*Task brief:* Output the material below unchanged, apart from leaving out the pictures.

*Information provided:*

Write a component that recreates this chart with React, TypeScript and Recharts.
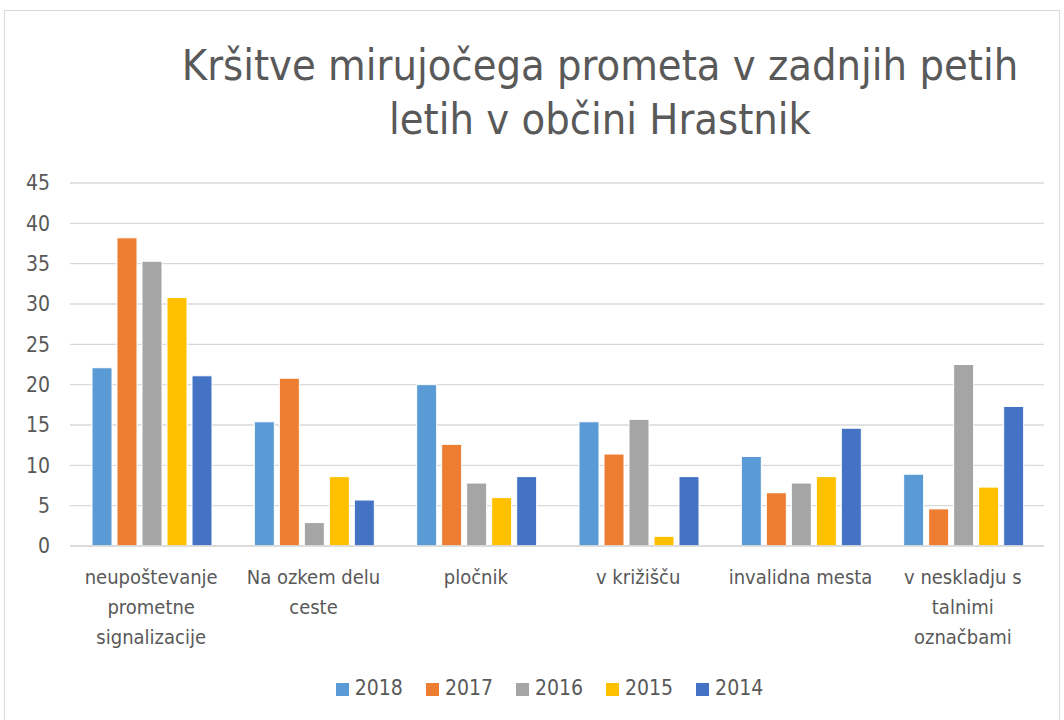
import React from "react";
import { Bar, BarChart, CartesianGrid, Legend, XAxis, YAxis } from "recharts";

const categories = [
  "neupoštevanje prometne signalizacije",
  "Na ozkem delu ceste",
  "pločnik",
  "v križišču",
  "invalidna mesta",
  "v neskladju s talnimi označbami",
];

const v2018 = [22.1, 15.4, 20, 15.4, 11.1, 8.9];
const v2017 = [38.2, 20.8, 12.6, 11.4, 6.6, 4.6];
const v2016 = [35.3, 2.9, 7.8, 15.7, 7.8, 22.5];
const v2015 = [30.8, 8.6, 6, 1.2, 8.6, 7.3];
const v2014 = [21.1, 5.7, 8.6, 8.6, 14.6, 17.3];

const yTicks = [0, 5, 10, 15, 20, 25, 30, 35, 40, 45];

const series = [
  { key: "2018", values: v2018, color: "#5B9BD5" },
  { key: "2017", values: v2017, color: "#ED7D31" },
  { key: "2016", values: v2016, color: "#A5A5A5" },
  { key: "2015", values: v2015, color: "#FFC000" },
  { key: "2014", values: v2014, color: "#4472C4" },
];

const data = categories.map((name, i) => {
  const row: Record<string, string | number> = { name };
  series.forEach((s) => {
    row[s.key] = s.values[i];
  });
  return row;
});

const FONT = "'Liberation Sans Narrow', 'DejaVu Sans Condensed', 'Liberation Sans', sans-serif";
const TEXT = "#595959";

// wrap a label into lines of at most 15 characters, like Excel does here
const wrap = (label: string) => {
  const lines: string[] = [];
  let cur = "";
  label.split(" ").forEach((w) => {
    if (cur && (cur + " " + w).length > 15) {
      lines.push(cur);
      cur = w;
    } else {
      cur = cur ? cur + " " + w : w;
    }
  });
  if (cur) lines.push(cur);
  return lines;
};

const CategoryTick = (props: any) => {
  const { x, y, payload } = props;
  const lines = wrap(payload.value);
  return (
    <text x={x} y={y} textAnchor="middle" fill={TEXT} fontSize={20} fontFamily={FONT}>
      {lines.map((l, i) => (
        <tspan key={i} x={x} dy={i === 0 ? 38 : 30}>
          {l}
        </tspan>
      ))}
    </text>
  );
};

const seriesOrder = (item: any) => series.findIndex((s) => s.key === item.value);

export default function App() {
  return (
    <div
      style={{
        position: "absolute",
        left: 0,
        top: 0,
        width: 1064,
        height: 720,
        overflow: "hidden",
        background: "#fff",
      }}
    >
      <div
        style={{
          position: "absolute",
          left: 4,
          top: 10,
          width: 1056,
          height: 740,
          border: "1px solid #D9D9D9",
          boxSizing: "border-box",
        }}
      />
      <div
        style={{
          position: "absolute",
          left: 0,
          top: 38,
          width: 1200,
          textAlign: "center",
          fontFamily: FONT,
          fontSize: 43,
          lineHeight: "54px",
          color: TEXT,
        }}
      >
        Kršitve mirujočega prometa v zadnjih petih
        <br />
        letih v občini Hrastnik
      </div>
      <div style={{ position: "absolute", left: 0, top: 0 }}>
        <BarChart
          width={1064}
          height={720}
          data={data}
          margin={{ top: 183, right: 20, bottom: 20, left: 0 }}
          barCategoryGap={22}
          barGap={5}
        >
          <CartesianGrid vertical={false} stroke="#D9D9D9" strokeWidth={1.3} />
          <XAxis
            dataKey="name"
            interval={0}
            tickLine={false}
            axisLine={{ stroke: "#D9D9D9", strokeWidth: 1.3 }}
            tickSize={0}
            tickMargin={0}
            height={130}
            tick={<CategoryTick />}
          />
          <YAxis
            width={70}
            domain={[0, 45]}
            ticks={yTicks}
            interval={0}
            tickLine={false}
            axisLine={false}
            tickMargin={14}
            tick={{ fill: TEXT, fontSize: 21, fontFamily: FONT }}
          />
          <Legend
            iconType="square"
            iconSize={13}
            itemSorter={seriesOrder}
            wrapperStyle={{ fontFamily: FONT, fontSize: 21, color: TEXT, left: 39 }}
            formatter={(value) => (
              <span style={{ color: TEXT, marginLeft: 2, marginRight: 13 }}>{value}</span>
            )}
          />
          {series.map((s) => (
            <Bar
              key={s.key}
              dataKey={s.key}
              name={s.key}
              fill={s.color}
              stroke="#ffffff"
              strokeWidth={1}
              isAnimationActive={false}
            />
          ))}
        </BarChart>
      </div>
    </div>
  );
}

*Solution:*
Write a component that recreates this chart with React, TypeScript and Recharts.
import React from "react";
import { Bar, BarChart, CartesianGrid, Legend, XAxis, YAxis } from "recharts";

const categories = [
  "neupoštevanje prometne signalizacije",
  "Na ozkem delu ceste",
  "pločnik",
  "v križišču",
  "invalidna mesta",
  "v neskladju s talnimi označbami",
];

const v2018 = [22.1, 15.4, 20, 15.4, 11.1, 8.9];
const v2017 = [38.2, 20.8, 12.6, 11.4, 6.6, 4.6];
const v2016 = [35.3, 2.9, 7.8, 15.7, 7.8, 22.5];
const v2015 = [30.8, 8.6, 6, 1.2, 8.6, 7.3];
const v2014 = [21.1, 5.7, 8.6, 8.6, 14.6, 17.3];

const yTicks = [0, 5, 10, 15, 20, 25, 30, 35, 40, 45];

const series = [
  { key: "2018", values: v2018, color: "#5B9BD5" },
  { key: "2017", values: v2017, color: "#ED7D31" },
  { key: "2016", values: v2016, color: "#A5A5A5" },
  { key: "2015", values: v2015, color: "#FFC000" },
  { key: "2014", values: v2014, color: "#4472C4" },
];

const data = categories.map((name, i) => {
  const row: Record<string, string | number> = { name };
  series.forEach((s) => {
    row[s.key] = s.values[i];
  });
  return row;
});

const FONT = "'Liberation Sans Narrow', 'DejaVu Sans Condensed', 'Liberation Sans', sans-serif";
const TEXT = "#595959";

// wrap a label into lines of at most 15 characters, like Excel does here
const wrap = (label: string) => {
  const lines: string[] = [];
  let cur = "";
  label.split(" ").forEach((w) => {
    if (cur && (cur + " " + w).length > 15) {
      lines.push(cur);
      cur = w;
    } else {
      cur = cur ? cur + " " + w : w;
    }
  });
  if (cur) lines.push(cur);
  return lines;
};

const CategoryTick = (props: any) => {
  const { x, y, payload } = props;
  const lines = wrap(payload.value);
  return (
    <text x={x} y={y} textAnchor="middle" fill={TEXT} fontSize={20} fontFamily={FONT}>
      {lines.map((l, i) => (
        <tspan key={i} x={x} dy={i === 0 ? 38 : 30}>
          {l}
        </tspan>
      ))}
    </text>
  );
};

const seriesOrder = (item: any) => series.findIndex((s) => s.key === item.value);

export default function App() {
  return (
    <div
      style={{
        position: "absolute",
        left: 0,
        top: 0,
        width: 1064,
        height: 720,
        overflow: "hidden",
        background: "#fff",
      }}
    >
      <div
        style={{
          position: "absolute",
          left: 4,
          top: 10,
          width: 1056,
          height: 740,
          border: "1px solid #D9D9D9",
          boxSizing: "border-box",
        }}
      />
      <div
        style={{
          position: "absolute",
          left: 0,
          top: 38,
          width: 1200,
          textAlign: "center",
          fontFamily: FONT,
          fontSize: 43,
          lineHeight: "54px",
          color: TEXT,
        }}
      >
        Kršitve mirujočega prometa v zadnjih petih
        <br />
        letih v občini Hrastnik
      </div>
      <div style={{ position: "absolute", left: 0, top: 0 }}>
        <BarChart
          width={1064}
          height={720}
          data={data}
          margin={{ top: 183, right: 20, bottom: 20, left: 0 }}
          barCategoryGap={22}
          barGap={5}
        >
          <CartesianGrid vertical={false} stroke="#D9D9D9" strokeWidth={1.3} />
          <XAxis
            dataKey="name"
            interval={0}
            tickLine={false}
            axisLine={{ stroke: "#D9D9D9", strokeWidth: 1.3 }}
            tickSize={0}
            tickMargin={0}
            height={130}
            tick={<CategoryTick />}
          />
          <YAxis
            width={70}
            domain={[0, 45]}
            ticks={yTicks}
            interval={0}
            tickLine={false}
            axisLine={false}
            tickMargin={14}
            tick={{ fill: TEXT, fontSize: 21, fontFamily: FONT }}
          />
          <Legend
            iconType="square"
            iconSize={13}
            itemSorter={seriesOrder}
            wrapperStyle={{ fontFamily: FONT, fontSize: 21, color: TEXT, left: 39 }}
            formatter={(value) => (
              <span style={{ color: TEXT, marginLeft: 2, marginRight: 13 }}>{value}</span>
            )}
          />
          {series.map((s) => (
            <Bar
              key={s.key}
              dataKey={s.key}
              name={s.key}
              fill={s.color}
              stroke="#ffffff"
              strokeWidth={1}
              isAnimationActive={false}
            />
          ))}
        </BarChart>
      </div>
    </div>
  );
}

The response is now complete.